For a cluster on three separate hosts, replicate the compose file on each box with different advertise addresses (the public hostname or the overlay IP) and bootstrap the same way.

Multi-host compose

The natural unit is one compose file per host, each running one qu container. The minimum-viable file per host:

# /etc/qu-stack/compose.yaml
services:
  quptime:
    image: git.cer.sh/axodouble/quptime:latest
    container_name: quptime
    restart: unless-stopped
    environment:
      - QUPTIME_ADVERTISE=${QUPTIME_ADVERTISE}        # host:9901 reachable from peers
      - QUPTIME_CLUSTER_SECRET=${QUPTIME_CLUSTER_SECRET}
    ports:
      - "9901:9901"
    volumes:
      - /srv/quptime/data:/etc/quptime
    cap_add:
      - NET_RAW

Put the per-host values (QUPTIME_ADVERTISE, QUPTIME_CLUSTER_SECRET) in a sibling .env file or a config-management secret so the compose file itself is identical across hosts.

Persistence is a bind-mount under /srv/quptime/data so backups and upgrades hit a known path. See operations.md for the backup recipe.

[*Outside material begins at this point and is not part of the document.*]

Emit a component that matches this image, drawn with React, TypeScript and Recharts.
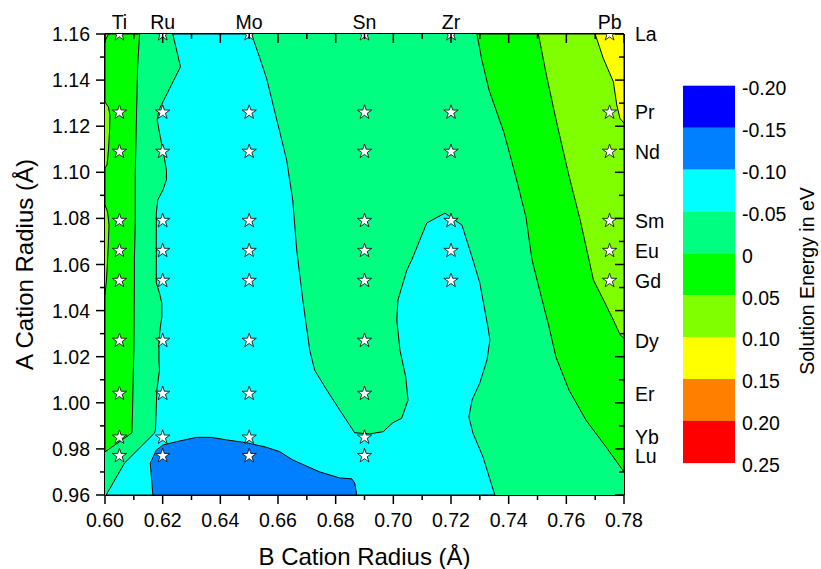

Inter-host traffic on TCP/9901 must be reachable. If the boxes don't share a private network, prefer the Tailscale recipe over exposing 9901 directly — see public-internet.md for the threat model if you must expose it.

Behind a reverse proxy

Don't. qu is mTLS-pinned at the application layer, so a TLS- terminating proxy would force the daemon to trust whatever cert the proxy presents — defeating fingerprint pinning. If you need a single public address per node, use a Layer 4 TCP proxy (nginx stream, HAProxy mode tcp, or a plain firewall NAT) that forwards bytes without touching them.

Image internals

Build locally if you want to inspect what you're running:

docker buildx build \
  --build-arg VERSION=$(git describe --tags --always) \
  --platform linux/amd64,linux/arm64 \
  --file docker/Dockerfile \
  --tag quptime:dev \
  --load \
  .

The Dockerfile (see docker/Dockerfile) is two stages: a golang:1.24-alpine builder that cross-compiles with -trimpath -ldflags "-s -w", and a gcr.io/distroless/static-debian12 runtime. No shell, no package manager, no SSH; you cannot docker exec -it sh into it. Use docker exec quptime qu ... for everything.

Healthcheck

The container exits non-zero if the daemon crashes, so the default restart: unless-stopped policy is enough for liveness. A more useful readiness check requires the binary to be in your healthchecker:

healthcheck:
  test: ["CMD", "/usr/local/bin/qu", "status"]
  interval: 30s
  timeout: 5s
  retries: 3
  start_period: 10s

qu status exits 0 when the daemon socket is reachable and the control RPC succeeds — it does not fail on quorum loss. That's intentional: restarting a quorum-less node won't bring quorum back, and a healthcheck that flaps a follower in and out of unhealthy state every time the master is briefly unreachable is worse than no check. If you want a stricter readiness signal, pipe qu status through grep -q 'quorum true'.